The man who had brought her to the castle had taken a seat next to the conductor, taking everything in without a flinch. Geoff appeared in the doorway from the garden, carrying a bouquet of red and yellow roses from the garden. He had picked them by hand, ripping and tugging at each stalk until it broke or tore out at the roots, bringing clods of moist earth with them. His hands were caked with dirt and blood, and several thorns had embedded themselves in his palms. Stopping just inside the threshold, he wiped the sweat from his face with his free hand, leaving it streaked with dark red, earthy paste. He reached out toward Claire, silently offering her the flowers. It was a gesture of love, faith and patience.

The orchestra might still have been playing, or perhaps it had stopped, as Claire took in the sight before her. He seemed an awkward, gangly teenager again, like he was when they had first met, and he had picked her some wildflowers which wilted before they even got to her from being clutched so tightly in his sweaty hands. A maniacal laughter rose within her, an urge to ridicule and revile and rebuke that was beyond her control. She threw back her head and howled in revulsion, and the violins shrieked like hyenas. Geoff remained steadfast, holding the fragrant, dirty bouquet out in front of him. Claire couldn't stop laughing, and the spasm overtook her again and again. She wanted to hurt him, to shake his faith and break his patience. Reaching out, she took the flowers, tearing them from his hands and re-opening the wounds. She dropped them onto the floor, and began to step on them, the heavy soles of her boots crushing the blossoms and cracking the stems. Her laughter finally subsided, as she silently listened to the crunching mess. Geoff was staring at her, hard, and she refused to look at him.

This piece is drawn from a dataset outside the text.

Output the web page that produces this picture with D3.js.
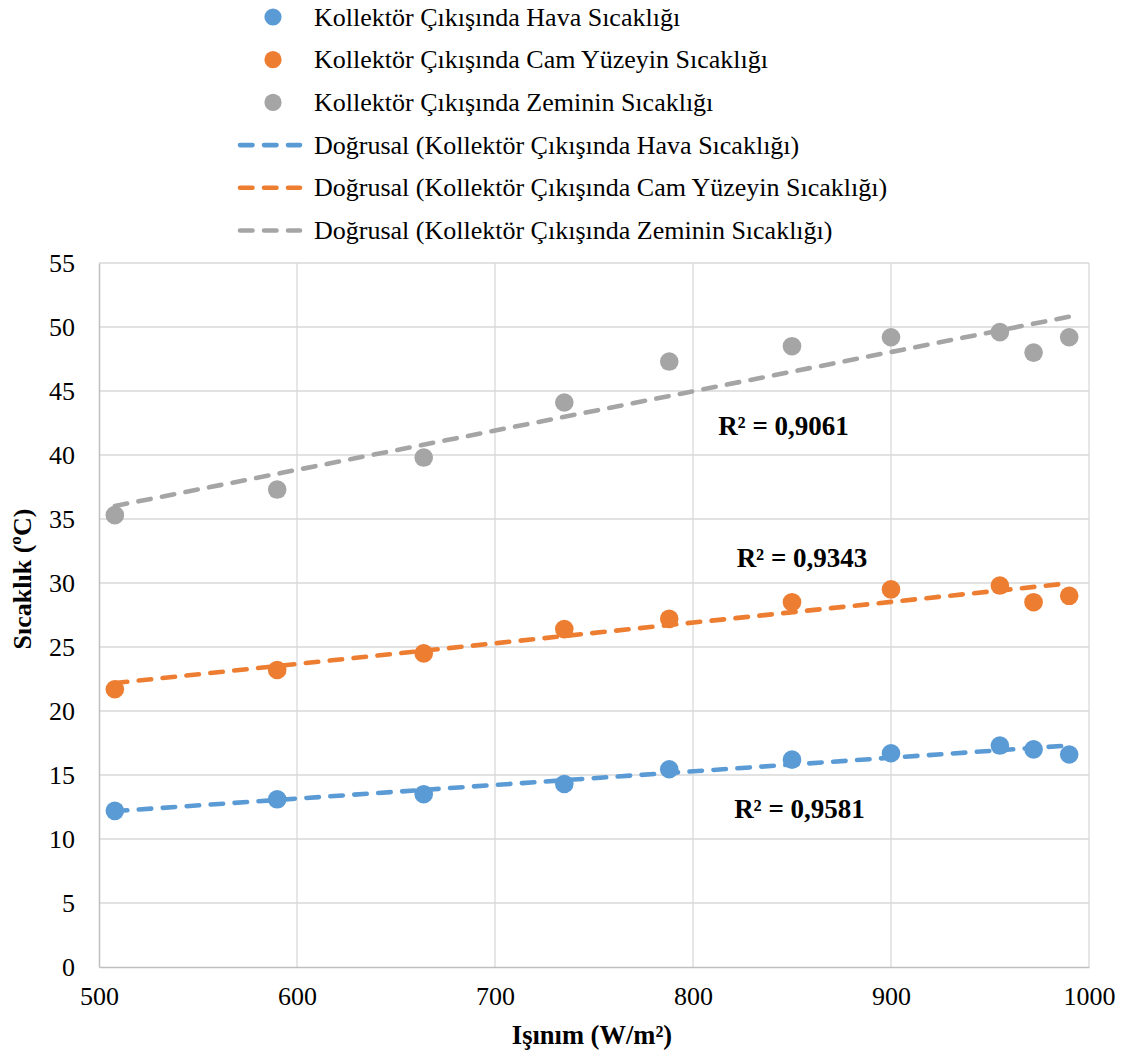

"Goodbye, Claire," he said, and turned and walked back out into the garden.

One of the thorns had pierced the sole of her left boot and was slicing into her skin. It hurt, and with the pain came the awareness that Geoff was gone. She tried to call out after him, but suddenly could not remember his name. The wind howled, and it became winter.

The air was cold in a way she had never experienced before, as she huddled against a tree trunk next to the lake on campus. With her, she had a small bag of dried cherry blossoms, which she was eating to keep warm. Her fingers were stiff with cold as she reached into the bag again and again. The petals tasted like fire, and burned for a few minutes in her empty stomach with a heat that rushed momentarily to her head and distracted her from the loss of sensation in her hands and feet. Then, she could feel the petal cooling inside her, after which she lost sense of its presence, and ate another. She knew that she had to move, but there was no where to go; all the doors were locked and she had melted her ID card in the fire she had built a few weeks ago, for a few seconds of hot, toxic fumes.

Claire ate the last blossom, savoring its warm glow, but wishing she had saved it to remind her of Geoff, of Japan and all the other memories that were fleeing her frozen mind. The trees were dissolving in front of her, the great snow-laden branches cracking and falling down, and finally, she knew the sudden shock of a frozen tree trunk pinning her helpless, cold and hungry to the raw earth.